All those registered on Friday have been provided with a place at a reception centre.
The backlog of registration at police departments in other parts of Finland has also been cleared.
The Finnish Immigration Service is currently making arrangements to ensure accommodation capacity for the next few days. 
The reception capacity for unaccompanied minors is sufficient. The Immigration Service is constantly looking for new premises for the reception of asylum seekers, and new partners to run reception centres along with municipalities and the Finnish Red Cross.
In a short time, the Tornio registration centre has proved to operate so well that that other European countries have shown an interest in adopting a similar model, said the ministry’s press release. 
Finnish authorities have basically stopped the uncontrolled flow of asylum seekers from Tornio to other parts of the country.
Norway is currently setting up a centre following the Finnish model. Finland will also present the operation of the Tornio centre to the EU Borders Agency (Frontex) and the
Finnish model could serve as an example to the 'Hotspots' to be established in Greece and Italy.

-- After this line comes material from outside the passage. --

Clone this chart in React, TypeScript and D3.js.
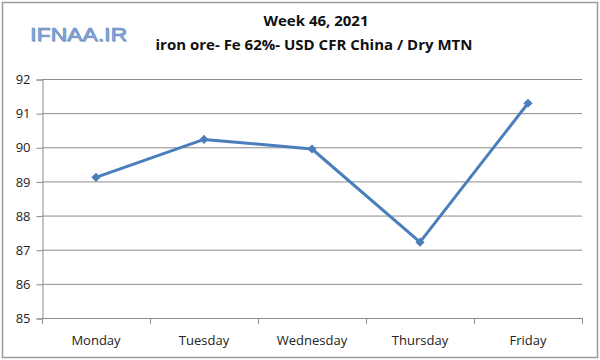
import React, { useRef, useEffect } from 'react';
import * as d3 from 'd3';

const days = ['Monday', 'Tuesday', 'Wednesday', 'Thursday', 'Friday'];
const prices = [89.12, 90.23, 89.95, 87.22, 91.29];
const yTicks = [85, 86, 87, 88, 89, 90, 91, 92];

const App = () => {
  const chartRef = useRef<SVGSVGElement>(null);

  useEffect(() => {
    const width = 600;
    const height = 360;
    const margin = { top: 79, right: 18, bottom: 42, left: 42 };
    const font = 'Open Sans, Noto Sans, sans-serif';

    const svg = d3.select(chartRef.current);
    svg.selectAll('*').remove();

    svg.append('rect')
      .attr('x', 0).attr('y', 0)
      .attr('width', width).attr('height', height)
      .attr('fill', '#fff');

    //frame
    svg.append('rect')
      .attr('x', 2.5).attr('y', 2.5)
      .attr('width', width - 5).attr('height', height - 5)
      .attr('fill', 'none')
      .attr('stroke', '#9a9a9a')
      .attr('stroke-width', 1.5);

    const x = d3.scaleBand()
      .domain(days)
      .range([margin.left, width - margin.right]);

    const y = d3.scaleLinear()
      .domain([85, 92])
      .range([height - margin.bottom, margin.top]);

    //grid lines
    svg.append('g')
      .selectAll('line')
      .data(yTicks.slice(1))
      .join('line')
      .attr('x1', margin.left)
      .attr('x2', width - margin.right)
      .attr('y1', d => y(d) + 0.5)
      .attr('y2', d => y(d) + 0.5)
      .attr('stroke', '#8c8c8c')
      .attr('stroke-width', 1);

    //y axis
    const yAxis = svg.append('g')
      .attr('transform', `translate(${margin.left + 0.5},0.5)`)
      .call(d3.axisLeft(y).tickValues(yTicks).tickSize(6).tickPadding(6).tickFormat(d3.format('d')));
    yAxis.select('.domain').attr('stroke', '#8c8c8c');
    yAxis.selectAll('.tick line').attr('stroke', '#8c8c8c');
    yAxis.selectAll('text')
      .style('font-family', font)
      .style('font-size', '13px')
      .attr('fill', '#222');

    //x axis
    const boundaries = days.map(d => x(d) as number).concat([width - margin.right]);
    const xg = svg.append('g');
    xg.append('line')
      .attr('x1', margin.left).attr('x2', width - margin.right)
      .attr('y1', y(85) + 0.5).attr('y2', y(85) + 0.5)
      .attr('stroke', '#8c8c8c');
    xg.selectAll('line.tk')
      .data(boundaries)
      .join('line')
      .attr('class', 'tk')
      .attr('x1', d => d + 0.5).attr('x2', d => d + 0.5)
      .attr('y1', y(85)).attr('y2', y(85) + 6)
      .attr('stroke', '#8c8c8c');
    xg.selectAll('text')
      .data(days)
      .join('text')
      .attr('x', d => (x(d) as number) + x.bandwidth() / 2)
      .attr('y', y(85) + 27)
      .attr('text-anchor', 'middle')
      .style('font-family', font)
      .style('font-size', '13px')
      .attr('fill', '#222')
      .text(d => d);

    //line
    const line = d3.line<number>()
      .x((_, i) => (x(days[i]) as number) + x.bandwidth() / 2)
      .y(d => y(d));

    svg.append('path')
      .datum(prices)
      .attr('d', line)
      .attr('fill', 'none')
      .attr('stroke', '#4a7ebb')
      .attr('stroke-width', 3)
      .attr('stroke-linejoin', 'round');

    //diamond markers (rotated squares)
    svg.selectAll('path.marker')
      .data(prices)
      .join('path')
      .attr('class', 'marker')
      .attr('d', d3.symbol(d3.symbolSquare, 42))
      .attr('transform', (d, i) => `translate(${(x(days[i]) as number) + x.bandwidth() / 2},${y(d)}) rotate(45)`)
      .attr('fill', '#4a7ebb');

    //titles
    svg.append('text')
      .attr('x', 316).attr('y', 26)
      .attr('text-anchor', 'middle')
      .style('font-family', font)
      .style('font-size', '15px')
      .style('font-weight', 'bold')
      .attr('fill', '#111')
      .text('Week 46, 2021');

    svg.append('text')
      .attr('x', 314).attr('y', 50)
      .attr('text-anchor', 'middle')
      .style('font-family', font)
      .style('font-size', '15px')
      .style('font-weight', 'bold')
      .attr('fill', '#111')
      .text('iron ore- Fe 62%- USD CFR China / Dry MTN');

    //watermark
    svg.append('text')
      .attr('x', 31).attr('y', 42)
      .attr('textLength', 97)
      .attr('lengthAdjust', 'spacingAndGlyphs')
      .style('font-family', 'Liberation Sans, sans-serif')
      .style('font-size', '18px')
      .attr('fill', '#b8b8b8')
      .text('IFNAA.IR');
    svg.append('text')
      .attr('x', 30).attr('y', 41)
      .attr('textLength', 97)
      .attr('lengthAdjust', 'spacingAndGlyphs')
      .style('font-family', 'Liberation Sans, sans-serif')
      .style('font-size', '18px')
      .attr('fill', '#86a9dc')
      .attr('stroke', '#5f88c6')
      .attr('stroke-width', 0.5)
      .text('IFNAA.IR');
  }, []);

  return (
    <svg
      ref={chartRef}
      width={600}
      height={360}
      style={{ position: 'absolute', left: 0, top: 0, display: 'block' }}
    ></svg>
  );
};

export default App;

Experts gathered by Frontex will visit the Tornio registration centre within the next few weeks. 
Iraqi asylum seekers in the refugee center located in the former barracks in Hennala in Lahti, Finland on September 25, 2015. Photo – Lehtikuva.
The 'Hotspots', on which agreement has been reached at EU level, would be similar to large registration centres.
The current situation created by the rapidly increased number of asylum seekers is managed by an expert group appointed by Minister of the Interior Petteri Orpo. 
The expert group maintains overall situational awareness of migration and decides action to be taken and leadership assumed in this exceptional situation. 
Besides representatives of the Ministry of the Interior, the expert group has a representative each from the Finnish Immigration Service, National Police Board, Border Guard,
Finnish Security Intelligence Service and Ministry for Foreign Affairs. It is chaired by Päivi Nerg, Permanent Secretary of the Ministry of the Interior.